Jesteś całym wszechświatem, który jest w Tobie.
Przeszłość, teraźniejszość, przyszłość zaczyna się tutaj.
Wieczność zawiera się w teraz.
Czas nie istnieje.
Sentencja własna.
"Ludzie, którzy nie żyją w chwili obecnej, nie mają żadnego pożytku z robienia planów, choć zwyczajnie wierząc w czas, wierząc, że żyją dla swej przyszłości, robią tych planów mnóstwo. Ale kiedy plany dojrzewają i są realizowane, ci ludzie są zbyt nieobecni duchem, by się tym cieszyć - ponieważ już planują coś innego. Są jak osły wiecznie goniące za marchewką przymocowaną na kiju do nich samych. Tak więc nigdy ich tu nie ma, nigdy nie dostają się tam, są pozbawieni życia, wiecznie sfrustrowani i wiecznie pogrążeni w swoich myślach. [...] Przyszłość to ta marchewka - "kiedyś" nastąpi, a ponieważ to się nigdy nie dzieje, ludzie pragną gorączkowo przetrwać, chcą czasu, więcej czasu. Są przerażeni śmiercią, ponieważ ona zatrzymuje przyszłość, do której przecież nigdy nie docierasz, nigdy jej nie masz. Jest ona zawsze gdzieś za rogiem."
Czy wydaje Ci się, że jesteś tylko krótkim światłem, które rozbłyska tylko raz na przestrzeni czasu?
"rzadkim, skomplikowanym i zbyt delikatnym organizmem na przedzie biologicznej ewolucji, gdzie fala życia rozpryskuje się na pojedyncze, drobne i wielobarwne krople, które migoczą przez chwilę tylko po to, by następnie zniknąć po wszystkie czasy.?"
A może jesteś falą energii nieskończoną formą ,w swoim pojawianiu się i znikaniu, w wiecznym pulsowaniu, wibracją pojedynczego i wiecznego przepływu energii.
Pozwól, że przytoczę tu kilka wersetów z Ewangelii św.
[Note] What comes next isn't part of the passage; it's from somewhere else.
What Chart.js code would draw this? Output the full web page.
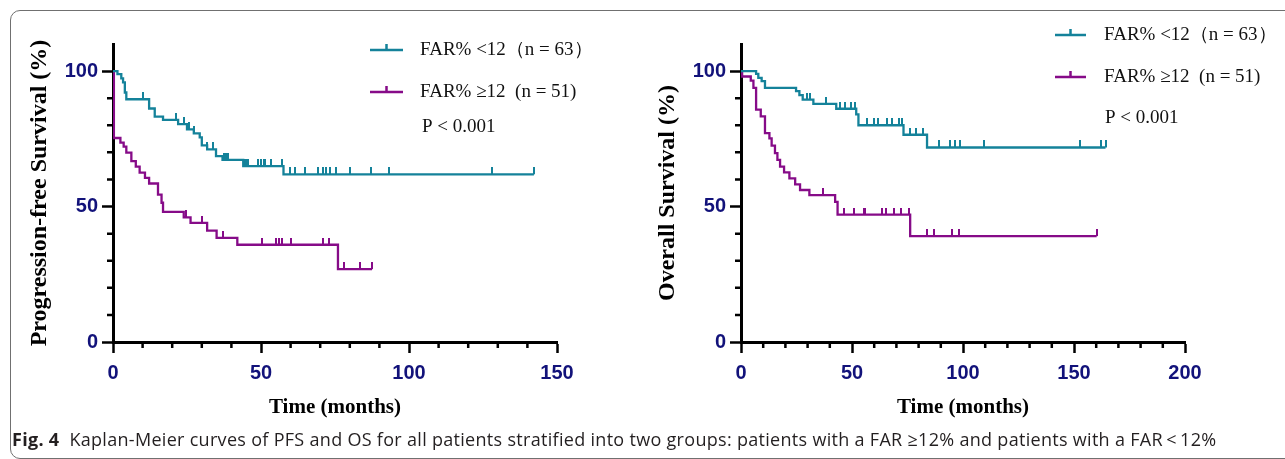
<!DOCTYPE html>
<html>
<head>
<meta charset="utf-8">
<script src="https://cdn.jsdelivr.net/npm/chart.js@4"></script>
<style>
  html, body { margin: 0; padding: 0; background: #fff; }
  body { width: 1285px; height: 459px; position: relative; overflow: hidden; }
  #frame { position: absolute; left: 10px; top: 10px; width: 1300px; height: 447px;
           border: 1px solid #707070; border-radius: 10px; }
  canvas { position: absolute; top: 0; }
  #pfsChart { left: 0; }
  #osChart { left: 640px; }
  #caption { position: absolute; left: 12px; top: 427px; font-family: 'Open Sans', sans-serif;
             font-size: 18px; letter-spacing: 0.3px; color: #231f20; white-space: nowrap; }
  #caption b { font-weight: 700; }
</style>
</head>
<body>
<div id="frame"></div>
<canvas id="pfsChart" width="640" height="459"></canvas>
<canvas id="osChart" width="645" height="459"></canvas>
<div id="caption"><b>Fig. 4</b>&nbsp; Kaplan-Meier curves of PFS and OS for all patients stratified into two groups: patients with a FAR ≥12% and patients with a FAR&#8201;&lt;&#8201;12%</div>

<script>
const TEAL = '#14829a';
const PURPLE = '#860b88';
const NAVY = '#12127a';

const groupLabels = ['FAR% <12（n = 63）', 'FAR% ≥12  (n = 51)'];
const pValueText = 'P < 0.001';

const yTickLabels = [0, 50, 100];
const yMinor = [10, 20, 30, 40, 60, 70, 80, 90];

// PFS, FAR% < 12
const pfsLowTimes = [1.5, 2.8, 3.4, 4.0, 4.5, 12.2, 14.1, 16.9, 22.0, 25.0, 27.3, 29.3, 30.0, 31.8, 34.8, 37.0, 44.0, 57.6];
const pfsLowSurv  = [98.9, 97.3, 95.8, 92.1, 89.6, 86.2, 83.2, 82.0, 80.4, 78.5, 77.0, 75.5, 72.6, 71.1, 68.6, 67.2, 64.9, 61.9];
const pfsLowEnd = 142.2;
const pfsLowCensor = [10.2, 21.2, 24, 25.7, 27.3, 31.8, 33.9, 37.5, 38.3, 39, 44.6, 45.2, 45.7, 49, 50, 51, 51.4, 53.3, 57,
                      59.8, 61.4, 65, 69.4, 71, 72, 73.4, 75.2, 80, 87, 93.2, 128.2, 142.2];
// PFS, FAR% >= 12
const pfsHighTimes = [0.3, 2.5, 3.6, 4.5, 6.2, 7.7, 9.0, 10.8, 12.2, 15.2, 16.4, 16.9, 23.9, 26.2, 31.8, 35.0, 42.0, 76.0];
const pfsHighSurv  = [75.3, 73.6, 72.1, 69.9, 66.8, 64.7, 62.5, 60.6, 58.5, 54.4, 51.4, 48.0, 46.0, 44.0, 41.1, 38.4, 35.9, 26.9];
const pfsHighEnd = 87.5;
const pfsHighCensor = [24.6, 30, 37.2, 50.2, 55, 56, 57, 60, 70.9, 73.1, 78, 83.3, 87.5];
const pfsXTicks = [0, 50, 100, 150];
const pfsXMinor = [10, 20, 30, 40, 60, 70, 80, 90, 110, 120, 130, 140];

// OS, FAR% < 12
const osLowTimes = [6.8, 7.8, 9.3, 10.8, 24.8, 26.3, 27.8, 32.6, 42.9, 51.9, 52.9, 73.2, 83.8];
const osLowSurv  = [99.0, 97.5, 96.3, 93.8, 92.6, 91.1, 89.5, 87.9, 86.1, 84.0, 80.0, 76.5, 71.8];
const osLowEnd = 164.2;
const osLowCensor = [29.6, 31.2, 38.3, 44.7, 47, 49.6, 51.4, 56.7, 59.7, 61.6, 65.7, 68, 71, 72.5, 76.2, 79, 82, 89,
                     94.3, 96.5, 98.8, 109.3, 152.9, 162, 164.2];
// OS, FAR% >= 12
const osHighTimes = [0.5, 4.4, 5.6, 6.8, 8.9, 10.8, 12.8, 13.8, 15.3, 16.4, 17.6, 19.4, 21.8, 24.4, 26.6, 30.8, 42.4, 43.5, 76.2];
const osHighSurv  = [98.0, 96.5, 93.8, 85.8, 83.3, 77.1, 75.2, 72.5, 69.7, 67.2, 64.7, 62.6, 60.4, 58.2, 56.1, 54.2, 51.7, 47.0, 39.1];
const osHighEnd = 160.2;
const osHighCensor = [36.8, 46.2, 51, 55.2, 56, 63.5, 65.4, 68.7, 72, 75.5, 84, 87, 95, 98, 160.2];
const osXTicks = [0, 50, 100, 150, 200];
const osXMinor = [10, 20, 30, 40, 60, 70, 80, 90, 110, 120, 130, 140, 160, 170, 180, 190];

function kmSteps(times, surv, end) {
  const pts = [{x: 0, y: 100}];
  times.forEach((t, i) => pts.push({x: t, y: surv[i]}));
  pts.push({x: end, y: surv[surv.length - 1]});
  return pts;
}

function survAt(times, surv, t) {
  let s = 100;
  times.forEach((ti, i) => { if (ti <= t) s = surv[i]; });
  return s;
}

// small upward tick for censored patients
function censorMark(color) {
  const c = document.createElement('canvas');
  c.width = 2; c.height = 14;
  const g = c.getContext('2d');
  g.fillStyle = color;
  g.fillRect(0, 0, 2, 7);
  return c;
}

function kmDatasets(times1, surv1, end1, cens1, times2, surv2, end2, cens2) {
  const line = (label, color, data) => ({
    label: label, data: data, borderColor: color, borderWidth: 2.3,
    stepped: 'before', pointRadius: 0, fill: false
  });
  const marks = (color, times, surv, cens) => ({
    label: '', data: cens.map(t => ({x: t, y: survAt(times, surv, t)})),
    showLine: false, pointStyle: censorMark(color), pointRadius: 3, borderColor: color
  });
  return [
    line(groupLabels[0], TEAL, kmSteps(times1, surv1, end1)),
    line(groupLabels[1], PURPLE, kmSteps(times2, surv2, end2)),
    marks(TEAL, times1, surv1, cens1),
    marks(PURPLE, times2, surv2, cens2)
  ];
}

const minorTicks = {
  id: 'minorTicks',
  afterDraw(chart, args, opts) {
    const ctx = chart.ctx, xs = chart.scales.x, ys = chart.scales.y;
    ctx.save();
    ctx.strokeStyle = '#000';
    ctx.lineWidth = 2.5;
    ctx.beginPath();
    opts.x.forEach(v => {
      const px = xs.getPixelForValue(v);
      ctx.moveTo(px, ys.bottom); ctx.lineTo(px, ys.bottom + 6);
    });
    opts.y.forEach(v => {
      const py = ys.getPixelForValue(v);
      ctx.moveTo(xs.left, py); ctx.lineTo(xs.left - 6, py);
    });
    ctx.stroke();
    ctx.restore();
  }
};

const kmLegend = {
  id: 'kmLegend',
  afterDraw(chart, args, o) {
    const ctx = chart.ctx;
    ctx.save();
    ctx.font = '19px "Liberation Serif"';
    ctx.textBaseline = 'middle';
    chart.data.datasets.slice(0, 2).forEach((ds, i) => {
      const yy = o.rows[i];
      const mid = (o.x0 + o.x1) / 2;
      ctx.strokeStyle = ds.borderColor;
      ctx.lineWidth = 2.5;
      ctx.beginPath();
      ctx.moveTo(o.x0, yy); ctx.lineTo(o.x1, yy);
      ctx.moveTo(mid, yy); ctx.lineTo(mid, yy - 6);
      ctx.stroke();
      ctx.fillStyle = '#111';
      ctx.fillText(ds.label, o.textX, yy);
    });
    ctx.fillText(pValueText, o.pX, o.pY);
    ctx.restore();
  }
};

function makeChart(id, datasets, cfg) {
  const tickFont = {family: '"Liberation Sans", Arial', size: 20, weight: 'bold'};
  const serif = '"Liberation Serif", "Times New Roman"';
  return new Chart(document.getElementById(id), {
    type: 'line',
    data: {datasets: datasets},
    plugins: [minorTicks, kmLegend],
    options: {
      responsive: false,
      animation: false,
      events: [],
      layout: {padding: {left: 0, top: 44, right: cfg.padRight, bottom: 0}},
      plugins: {
        legend: {display: false},
        tooltip: {enabled: false},
        minorTicks: {x: cfg.xMinor, y: yMinor},
        kmLegend: cfg.legend
      },
      scales: {
        x: {
          type: 'linear', min: 0, max: cfg.xMax,
          afterBuildTicks: s => { s.ticks = cfg.xTicks.map(v => ({value: v})); },
          afterFit: s => { s.height = 117; },
          grid: {drawOnChartArea: false, tickLength: 11, tickWidth: 2.5, tickColor: '#000'},
          border: {color: '#000', width: 3},
          ticks: {color: NAVY, font: tickFont, padding: 8, maxRotation: 0},
          title: {display: true, text: 'Time (months)', color: '#000',
                  font: {family: serif, size: 21, weight: 'bold'},
                  padding: {top: 0, bottom: 39}}
        },
        y: {
          min: 0, max: 110,
          afterBuildTicks: s => { s.ticks = yTickLabels.map(v => ({value: v})); },
          afterFit: s => { s.width = cfg.yWidth; },
          grid: {drawOnChartArea: false, tickLength: 11, tickWidth: 2.5, tickColor: '#000'},
          border: {color: '#000', width: 3},
          ticks: {color: NAVY, font: tickFont, padding: 4},
          title: {display: true, text: cfg.yTitle, color: '#000',
                  font: {family: serif, size: 24, weight: 'bold'},
                  padding: {top: cfg.yTitlePad, bottom: 0}}
        }
      }
    }
  });
}

makeChart('pfsChart',
  kmDatasets(pfsLowTimes, pfsLowSurv, pfsLowEnd, pfsLowCensor, pfsHighTimes, pfsHighSurv, pfsHighEnd, pfsHighCensor),
  {xMax: 150, xTicks: pfsXTicks, xMinor: pfsXMinor, padRight: 83, yWidth: 113, yTitlePad: 25,
   yTitle: 'Progression-free Survival (%)',
   legend: {x0: 370, x1: 403, textX: 420, rows: [50, 92], pX: 422, pY: 127}});

makeChart('osChart',
  kmDatasets(osLowTimes, osLowSurv, osLowEnd, osLowCensor, osHighTimes, osHighSurv, osHighEnd, osHighCensor),
  {xMax: 200, xTicks: osXTicks, xMinor: osXMinor, padRight: 100, yWidth: 101, yTitlePad: 13,
   yTitle: 'Overall Survival (%)',
   legend: {x0: 415, x1: 446, textX: 464, rows: [35, 77], pX: 465, pY: 118}});
</script>
</body>
</html>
Jana:
Wtedy Żydzi znowu porwali kamienie, aby zabić Jezusa. Jezus zapytał ich: „Ukazałem wam wiele dobrych dzieł od Ojca. Za które z nich zamierzacie Mnie ukamienować?”. Żydzi odpowiedzieli: „Nie chcemy Cię kamienować za dobre czyny, lecz za bluźnierstwo; za to, że Ty, będąc człowiekiem, czynisz siebie Bogiem”. Jezus im odrzekł: „Czy w waszym Prawie nie ma zapisu „Ja mówię: Jesteście bogami?”. Jeśli ono nazywa bogami tych, do których zostało skierowane słowo Boże – a przecież Pisma nie można unieważnić – to dlaczego do Tego, którego Ojciec uświęcił i posłał na świat, mówicie: „Bluźnisz”, bo stwierdziłem: Jestem Synem Bożym? Jeśli nie wypełniam dzieł Ojca, to Mi nie wierzcie. Skoro jednak je wypełniam, to nawet jeśli Mi nie wierzycie, uwierzcie moim czynom, abyście poznali i wiedzieli, że OJCIEC JEST WE MNIE, A JA W OJCU ”.
[...] Co do sensu wiecznego życia to Jezus, mówiąc: "Zanim Abraham był", nie dokończył: "Ja byłem", lecz: "Ja jestem".
Dochodząc do takiego rozumienia, że ty istniejesz, a czas nie, z wyjątkiem dnia dzisiejszego, nagle uzyskujesz poczucie rzeczywistości. Myślę więc, że już najwyższy czas, by powrócić do rzeczywistości, od czasu do wieczności - do wiecznego teraz, które mamy i będziemy mieć na zawsze."
w poście wykorzystałam fragmenty eseju "Od czasu do wieczności" Alana W. Watts - brytyjskiego filozofa, pisarza, mówcy. Znany był ze swych badań porównawczych religii, również jako tłumacz i popularyzator filozofii Wschodu na Zachodzie.